Gubernur Jamin tak ada Korupsi

KABARTIMURNEWS.COM,AMBON – Meski Pemerintah Provinsi kini terlilit hutang ratusan miliar rupiah, Gubernur Maluku Said Assagaff menjamin selama pemerintahannya tidak ada korupsi anggaran.

Ucapan Assagaff ini bukan tanpa bukti. Orang nomor satu di Maluku ini mengklaim opini wajar tanpa pengecualian (WTP) dari Badan Pemeriksa Keuangan RI tiga tahun beruntun sejak 2015 menjadi “garansi” anggaran yang dikelola tidak diselewengkan.

“Kalau dikorupsi, pasti ada masalah. Dan pasti hasil audit laporan keuangan daerah BPK tidak memberikan kita opini WTP tiga tahun berturut-turut. Jadi tidak ada masalah keuangan,” ujar Assagaff menjawab Kabar Timur, tadi malam, soal tudingan miring terkait membengkaknya hutang Pemprov Maluku.

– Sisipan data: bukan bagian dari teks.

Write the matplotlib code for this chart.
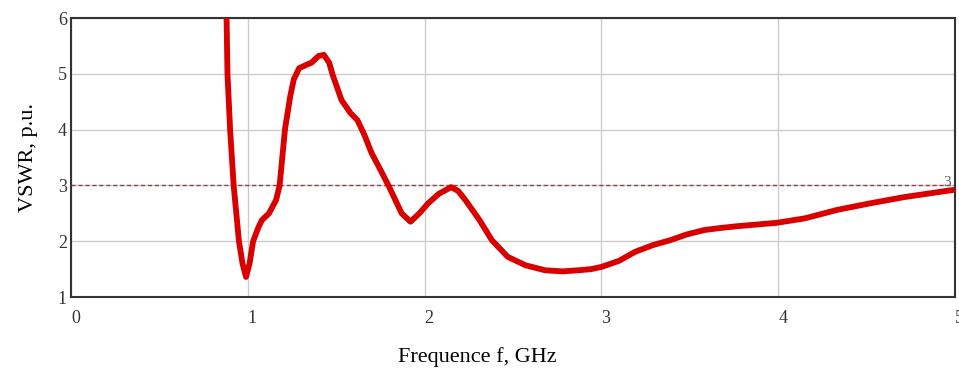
import matplotlib
matplotlib.use('Agg')
import matplotlib.pyplot as plt
import numpy as np

# values
freq = [0.875, 0.88, 0.885, 0.90, 0.92, 0.95, 0.97, 0.99, 1.01, 1.03,
        1.06, 1.08, 1.12, 1.16, 1.18, 1.21, 1.24, 1.26, 1.29, 1.33,
        1.36, 1.40, 1.43, 1.46, 1.48, 1.53, 1.58, 1.62, 1.66, 1.70,
        1.75, 1.80, 1.84, 1.87, 1.92, 1.97, 2.02, 2.08, 2.15, 2.19,
        2.23, 2.31, 2.38, 2.47, 2.57, 2.68, 2.78, 2.87, 2.94, 3.00,
        3.10, 3.19, 3.29, 3.39, 3.48, 3.58, 3.68, 3.77, 3.88, 3.99,
        4.15, 4.33, 4.52, 4.71, 4.86, 4.99]
vswr = [6.4, 6.0, 5.0, 4.0, 3.0, 2.0, 1.6, 1.36, 1.6, 2.0,
        2.25, 2.38, 2.5, 2.74, 3.0, 4.0, 4.6, 4.9, 5.1, 5.16,
        5.2, 5.32, 5.34, 5.2, 4.98, 4.53, 4.3, 4.17, 3.9, 3.58,
        3.28, 2.97, 2.7, 2.5, 2.35, 2.5, 2.68, 2.85, 2.97, 2.9,
        2.74, 2.38, 2.02, 1.72, 1.57, 1.48, 1.46, 1.48, 1.5, 1.54,
        1.65, 1.81, 1.93, 2.02, 2.12, 2.2, 2.24, 2.27, 2.30, 2.33,
        2.41, 2.56, 2.68, 2.79, 2.86, 2.92]
limit = 3
xticks = [0, 1, 2, 3, 4, 5]
yticks = [1, 2, 3, 4, 5, 6]

plt.rcParams['font.family'] = ['Liberation Serif', 'DejaVu Serif']

fig = plt.figure(figsize=(9.59, 3.76), dpi=100)
ax = fig.add_axes([0.074, 0.21, 0.922, 0.742])

ax.plot(freq, vswr, color='#d90000', linewidth=4.2, solid_capstyle='round',
        solid_joinstyle='round', zorder=3)
ax.axhline(limit, color='#8b4a4a', linewidth=1.0, linestyle=(0, (3, 2)), zorder=2)
ax.text(4.955, limit + 0.06, '3', fontsize=11, color='#606060', ha='center', va='center')

ax.set_xlim(0, 5)
ax.set_ylim(1, 6)
ax.set_xticks(xticks)
ax.set_yticks(yticks)
ax.grid(color='#cccccc', linewidth=1.0)
ax.set_axisbelow(True)
ax.tick_params(length=0, labelsize=13, colors='#333333')
ax.tick_params(axis='x', pad=9)
ax.tick_params(axis='y', pad=3)
for lbl in ax.get_xticklabels():
    lbl.set_ha('left')
for s in ax.spines.values():
    s.set_color('#333333')
    s.set_linewidth(1.5)

ax.set_xlabel('Frequence f, GHz', fontsize=16, va='center')
ax.xaxis.set_label_coords(0.459, -0.215)
ax.set_ylabel('VSWR, p.u.', fontsize=16, labelpad=14)

plt.savefig('out.png', dpi=100)
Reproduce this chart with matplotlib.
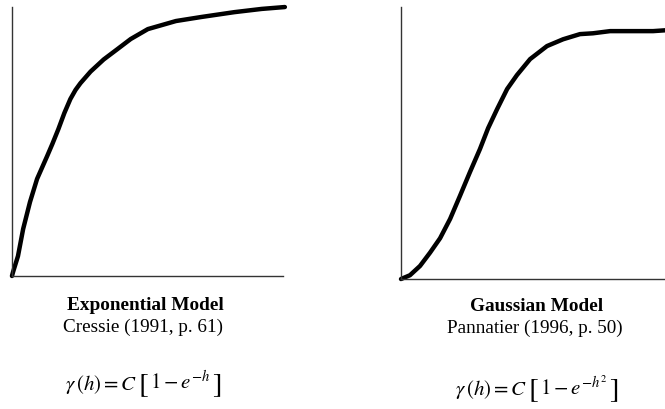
import matplotlib
matplotlib.use("Agg")
import matplotlib.pyplot as plt

plt.rcParams['font.family'] = ['Liberation Serif', 'DejaVu Serif']
plt.rcParams['mathtext.fontset'] = 'stix'

# semivariogram shapes, lag and gamma scaled to the plot box
exp_lag = [0.0, 0.004, 0.022, 0.041, 0.066, 0.092, 0.129, 0.148, 0.170,
           0.192, 0.214, 0.233, 0.251, 0.288, 0.336, 0.387, 0.435, 0.498,
           0.601, 0.694, 0.815, 0.915, 1.0]
exp_gamma = [0.0, 0.015, 0.074, 0.175, 0.275, 0.361, 0.446, 0.491, 0.546,
             0.606, 0.658, 0.692, 0.717, 0.760, 0.805, 0.844, 0.881, 0.918,
             0.948, 0.963, 0.981, 0.993, 1.0]

gau_lag = [0.0, 0.034, 0.072, 0.110, 0.148, 0.186, 0.223, 0.261, 0.299,
           0.330, 0.364, 0.402, 0.439, 0.489, 0.553, 0.614, 0.678, 0.727,
           0.792, 0.955, 1.0]
gau_gamma = [0.0, 0.014, 0.048, 0.097, 0.150, 0.221, 0.305, 0.393, 0.478,
             0.555, 0.625, 0.699, 0.750, 0.809, 0.857, 0.882, 0.901, 0.904,
             0.912, 0.912, 0.915]

titles = ["Exponential Model", "Gaussian Model"]
sources = ["Cressie (1991, p. 61)", "Pannatier (1996, p. 50)"]
exponents = [r"$1 - e^{-h}$", r"$1 - e^{-h^{2}}$"]

fig = plt.figure(figsize=(6.65, 4.10), dpi=100)

ax1 = fig.add_axes([0.018, 0.3244, 0.4075, 0.656])
ax2 = fig.add_axes([0.603, 0.317, 0.397, 0.663])

for ax, x, y, xmax in [(ax1, exp_lag, exp_gamma, 0.993),
                       (ax2, gau_lag, gau_gamma, 1.0)]:
    ax.plot(x, y, color='black', lw=3.2, solid_joinstyle='round',
            solid_capstyle='round', clip_on=False)
    ax.set_xlim(0, xmax)
    ax.set_ylim(0, 1)
    ax.spines['top'].set_visible(False)
    ax.spines['right'].set_visible(False)
    for s in ('left', 'bottom'):
        ax.spines[s].set_color('#333333')
        ax.spines[s].set_linewidth(1.0)
    ax.set_xticks([])
    ax.set_yticks([])


def formula(x, y, inner):
    # gamma(h) = C [ ... ] with tall brackets, pieces chained left to right
    t = fig.text(x, y, r"$\gamma\,(h) = C$", fontsize=15,
                 ha='left', va='center')
    b1 = ax1.annotate(r"$[$", xy=(1, 0.5), xycoords=t, xytext=(0.5, -1),
                      textcoords='offset points', fontsize=21,
                      ha='left', va='center')
    m = ax1.annotate(inner, xy=(1, 0.5), xycoords=b1, xytext=(1, 2),
                     textcoords='offset points', fontsize=15,
                     ha='left', va='center')
    ax1.annotate(r"$]$", xy=(1, 0.5), xycoords=m, xytext=(1.5, -2),
                 textcoords='offset points', fontsize=21,
                 ha='left', va='center')


fig.text(0.218, 0.255, titles[0], ha='center', va='center',
         fontsize=13.9, fontweight='bold')
fig.text(0.215, 0.202, sources[0], ha='center', va='center', fontsize=13.8)
formula(65 / 665, 0.062, exponents[0])

fig.text(0.8075, 0.252, titles[1], ha='center', va='center',
         fontsize=13.9, fontweight='bold')
fig.text(0.8045, 0.200, sources[1], ha='center', va='center', fontsize=13.8)
formula(455 / 665, 0.050, exponents[1])

fig.savefig("out.png", dpi=100)
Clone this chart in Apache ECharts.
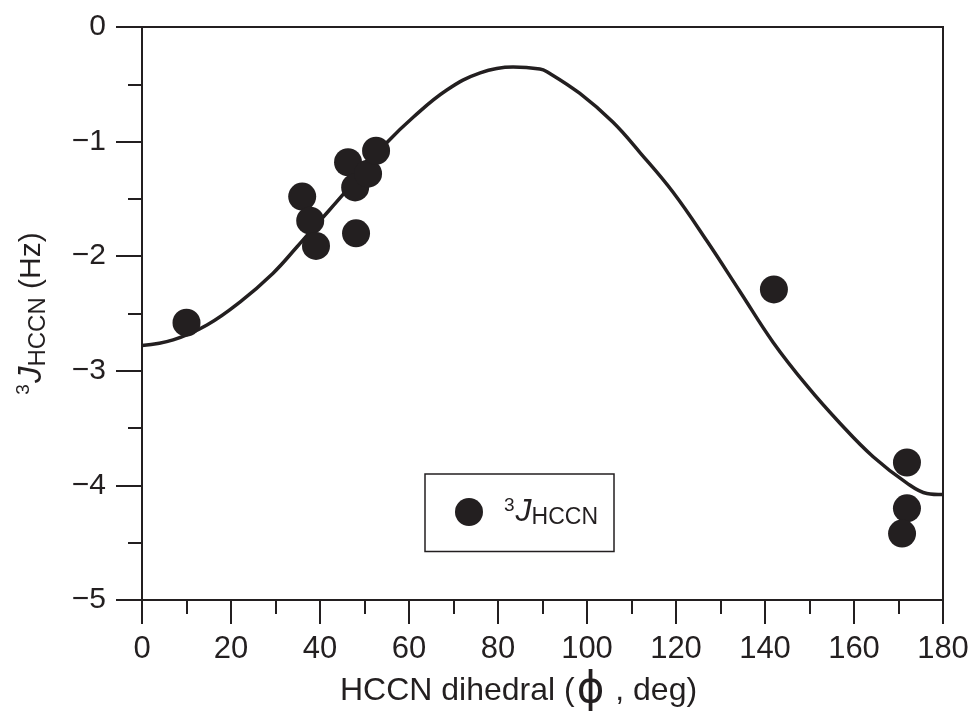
<!DOCTYPE html>
<html>
<head>
<meta charset="utf-8">
<script src="https://cdn.jsdelivr.net/npm/echarts@6/dist/echarts.min.js"></script>
<style>
  html, body { margin:0; padding:0; background:#fff; }
  #main { width:976px; height:718px; }
</style>
</head>
<body>
<div id="main"></div>
<script>
// measured couplings (phi in deg, J in Hz)
var phiObs = [10, 36, 37.8, 39.1, 46.3, 47.9, 48.1, 50.8, 52.6, 142, 171.9, 171.9, 170.8];
var jObs   = [-2.58, -1.48, -1.69, -1.91, -1.18, -1.40, -1.80, -1.28, -1.08, -2.29, -3.80, -4.20, -4.42];

// fitted Karplus curve
var phiFit = [0, 7, 14.6, 22, 29.4, 34.8, 40, 45, 50, 55, 61, 68.5, 76, 83.4, 89.4, 91,
              98.4, 105.8, 112, 119.3, 127, 134.4, 141.8, 149.4, 156.9, 164.3, 171.9, 176.4, 180];
var jFit   = [-2.78, -2.73, -2.60, -2.40, -2.15, -1.92, -1.69, -1.47, -1.24, -1.01, -0.785, -0.55, -0.40, -0.35, -0.366, -0.39,
              -0.58, -0.83, -1.10, -1.44, -1.87, -2.31, -2.75, -3.13, -3.46, -3.75, -3.98, -4.07, -4.08];

var ink = '#231f20';
var font = 'Liberation Sans';

var obsData = [];
for (var i = 0; i < phiObs.length; i++) obsData.push([phiObs[i], jObs[i]]);
var fitData = [];
for (var k = 0; k < phiFit.length; k++) fitData.push([phiFit[k], jFit[k]]);

var jRich = {
  sup:{fontFamily:font, fontSize:19, color:ink, verticalAlign:'top', padding:[0,1,12,0]},
  j:{fontFamily:font, fontSize:33, fontStyle:'italic', color:ink},
  sub:{fontFamily:font, fontSize:24, color:ink, padding:[12,0,0,0]},
  a:{fontFamily:font, fontSize:30, color:ink}
};

var chart = echarts.init(document.getElementById('main'));
chart.setOption({
  animation:false,
  backgroundColor:'#fff',
  grid:{left:142, right:33, top:27, bottom:118, outerBoundsMode:'none', containLabel:false,
        show:true, borderColor:ink, borderWidth:2},
  legend:{
    left:425, top:474,
    padding:[22, 16, 22, 30],
    borderColor:ink, borderWidth:1.5,
    itemWidth:28, itemHeight:28,
    data:[{name:'obs', icon:'circle'}],
    formatter:function(){ return '{pad|}{sup|3}{j|J}{sub|HCCN}'; },
    textStyle:{rich:{
      pad:{width:16},
      sup:{fontFamily:font, fontSize:19, color:ink, padding:[0,1,12,0]},
      j:{fontFamily:font, fontSize:32, fontStyle:'italic', color:ink},
      sub:{fontFamily:font, fontSize:23, color:ink, padding:[12,0,0,0]}
    }}
  },
  xAxis:{
    type:'value', min:0, max:180, interval:20,
    name:'{a|HCCN dihedral (}{phi|ϕ}{a| , deg)}',
    nameLocation:'middle', nameGap:70,
    nameTextStyle:{padding:[0, 48, 0, 0], rich:{
      a:{fontFamily:font, fontSize:32, color:ink},
      phi:{fontFamily:'DejaVu Sans', fontSize:42, color:ink, padding:[0,2,0,2]}
    }},
    axisLine:{onZero:false, lineStyle:{color:ink, width:2}},
    axisTick:{inside:false, length:24, lineStyle:{color:ink, width:2}},
    minorTick:{show:true, splitNumber:2, length:14, lineStyle:{color:ink, width:2}},
    axisLabel:{margin:34, fontFamily:'Liberation Sans Narrow, Liberation Sans', fontSize:31, color:ink},
    splitLine:{show:false}
  },
  yAxis:{
    type:'value', min:-5, max:0, interval:1,
    name:'{sup|3}{j|J}{sub|HCCN}{a| (Hz)}',
    nameLocation:'middle', nameGap:92,
    nameTextStyle:{rich:jRich},
    axisLine:{onZero:false, lineStyle:{color:ink, width:2}},
    axisTick:{inside:false, length:26, lineStyle:{color:ink, width:2}},
    minorTick:{show:true, splitNumber:2, length:14, lineStyle:{color:ink, width:2}},
    axisLabel:{margin:36, fontFamily:font, fontSize:30, color:ink,
      formatter:function(v){ return v < 0 ? '\u2212' + (-v) : String(v); }},
    splitLine:{show:false}
  },
  series:[
    {
      name:'fit', type:'line', data:fitData, smooth:0.4, showSymbol:false, symbol:'none',
      lineStyle:{color:ink, width:3.5}, z:2
    },
    {
      name:'obs', type:'scatter', data:obsData, symbol:'circle', symbolSize:28,
      itemStyle:{color:ink, opacity:1}, z:3
    }
  ]
});
</script>
</body>
</html>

Awal menjabat sebagai gubernur, dirinya telah mengambil kebijakan tidak boleh ada hutang. Namun yang terjadi terhitung sejak tahun 2017, hutang Pemprov Maluku mendekati Rp 180 miliar. Menurut Assagaff, adanya hutang Pemprov bukan tanpa sebab. Mulai dari target PAD yang tidak mencapai target. “(Ketua tim anggaran; Sekda) mereka punya perhitungan sudah keliru, belanja ada keliru. Yang pertama,  mereka punya target PAD terlalu tinggi,  akhirnya tidak cukup target,” sebut Assagaff.

Belanja terlalu besar membuat hutang bertambah. Tambahan hutang ini menurutnya tak lepas dari kebijakan Pemerintah Pusat yang memangkas anggaran 10 persen di tiap kementerian/lembaga negara dan Dana Alokasi Khusus (DAK) imbasnya juga bagi Pemprov Maluku. “(Pemotongan itu), makanya kita sangat susah setengah mati,” ujarnya.

Bertambah parah, Pempus menjanjikan dana bagi hasil tapi tak kunjung turun.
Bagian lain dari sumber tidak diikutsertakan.